Other than the print size of the inside front cover there weren’t many restrictions on what I could do. It had to be a comic and the art director said the topic should be about animals (no insects though as they appear throughout the magazine) or a winter theme.
This is one of those times where sitting at your desk staring out the window or into space actually counts as work. Sometimes I’m trying to think what I should make for dinner, but sometimes its work! What could I come up with that would be fun to draw, funny and different? After thinking for awhile I started to doodle and came up with an idea explaining why birds fly south for the winter.
Birds appreciate the off-season at DisneyWorld just like everybody else! They’d probably get there really early too because the early bird gets the… WORM! That’s it!
Nobody draws worms! They’re not cute, they have no face, no personality, they’re just a little tube. But a worm could fit the criteria of an animal to meet the theme requirement for the project. Soooo…worms sound great! I decided to use worms for characters. It was going to be fun to try to make them expressive and give them a personality.
I decided to keep it to two characters, a brother and sister (see, conflict already!) named Kyle and Stacy who happened to be worms. Any parent knows that often you are summoned for “she pinched me…, he took my doll…, she ate my cookie…, etc”. So I chose to use one of these little sibling battles for the theme. I thought kids could relate to the injustice and parents could relate to being summoned for mediation and hopefully both would find it humorous.
So I worked up a sketch for the second idea and sent them both off to the art director for feedback.
The art director, after sharing with her editor, came back said they loved the worm comic! I was very pleased that they found it very funny and also noted they loved the personalities and expressions! And no text changes to boot!
Now with an approved story, layout and sketch I move right on into ink and color. I should note that more often than not, I start a project with pencil and paper. Good ‘ol tried and true traditional media. Can’t beat pencil and paper. However, with this project and working with the assumption I was going to be trying things out with panels, camera angles, expressions, etc.

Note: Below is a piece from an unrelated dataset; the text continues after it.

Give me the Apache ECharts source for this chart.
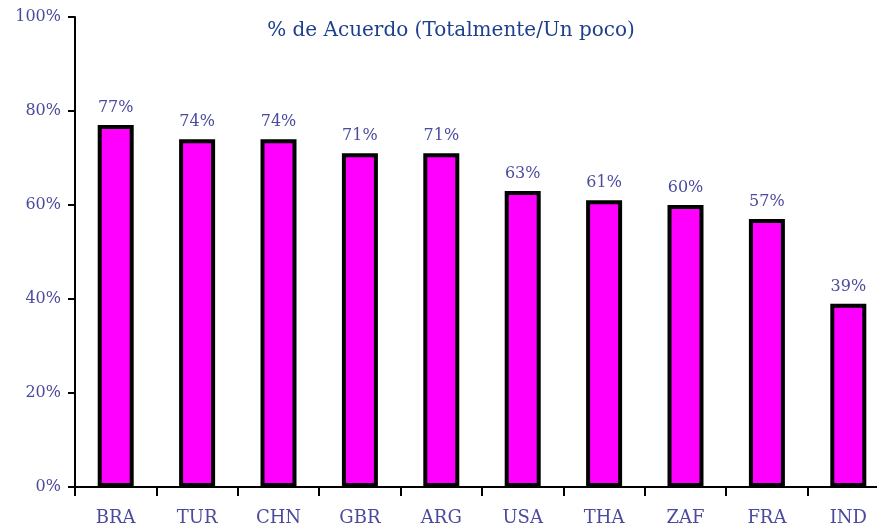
<!DOCTYPE html>
<html>
<head>
<meta charset="utf-8">
<script src="https://cdn.jsdelivr.net/npm/echarts@6/dist/echarts.min.js"></script>
<style>
  html, body { margin: 0; padding: 0; background: #fff; }
  #chart { width: 877px; height: 531px; }
</style>
</head>
<body>
<div id="chart"></div>
<script>
// Countries and share of agreement (%)
const countries = ['BRA', 'TUR', 'CHN', 'GBR', 'ARG', 'USA', 'THA', 'ZAF', 'FRA', 'IND'];
const agreement = [77, 74, 74, 71, 71, 63, 61, 60, 57, 39];
const chartTitle = '% de Acuerdo (Totalmente/Un poco)';

const labelColor = '#4b4b9e';
const serif = '"DejaVu Serif", "Liberation Serif", serif';

const chart = echarts.init(document.getElementById('chart'));
chart.setOption({
  animation: false,
  backgroundColor: '#ffffff',
  title: {
    text: chartTitle,
    left: 446,
    top: 16,
    textAlign: 'center',
    textStyle: { color: '#1d3f8c', fontFamily: serif, fontSize: 20, fontWeight: 'normal' }
  },
  // plot area runs a little past the right edge of the canvas
  grid: {
    left: 75, width: 814, top: 17, height: 470,
    containLabel: false, outerBoundsMode: 'none'
  },
  xAxis: {
    type: 'category',
    data: countries,
    axisLine: { lineStyle: { color: '#000', width: 2 } },
    axisTick: { show: true, length: 9, lineStyle: { color: '#000', width: 2 } },
    axisLabel: { color: labelColor, fontFamily: serif, fontSize: 18, margin: 22 }
  },
  yAxis: {
    type: 'value',
    min: 0,
    max: 100,
    interval: 20,
    axisLine: { show: true, lineStyle: { color: '#000', width: 2 } },
    axisTick: { show: true, length: 7, lineStyle: { color: '#000', width: 2 } },
    splitLine: { show: false },
    axisLabel: {
      color: labelColor, fontFamily: serif, fontSize: 16, margin: 14,
      formatter: v => v + '%'
    }
  },
  series: [{
    type: 'bar',
    data: agreement,
    barWidth: 36,
    itemStyle: { color: '#ff00ff', borderColor: '#000', borderWidth: 4 },
    label: {
      show: true,
      position: 'top',
      distance: 9,
      color: labelColor,
      fontFamily: serif,
      fontSize: 16,
      formatter: p => p.value + '%'
    }
  }]
});
</script>
</body>
</html>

I chose to sketch digitally. I use a program called Sketchbook Pro and I really like it. Additionally, I can email it right away–no scanning. But now as I move into color, I go back to the traditional media. I find working out colors this way much simpler. I don’t have 16 million color options and tiny swatches the size of an elf’s pinky toe to poke at. I have a marker case, colored pencils and watercolor pans that give me plenty of options but make it easier to choose. Sometimes things happen in traditional media that add a nice touch, like organic imperfections or mixed colors that I will try to recreate digitally. In short, I think working with traditional media can improve your digital work.
Next I experimented with colors using ink, markers, watercolor and colored pencils to work out the colors. I changed the background colors “adjusting the temperature” if you will. For example, it gets more red when they face each other as the argument heats up, bright yellow as Stacy fires back, and blue when Kyle absorbs the new insult. I’m please with the piece at this point, so now it’s time to go back to digital and finish it up. I scan the colored piece which will allow me to eye drop the colors in Photoshop. They usually need some tweaking but it is a good starting point and honors the color work I did traditionally.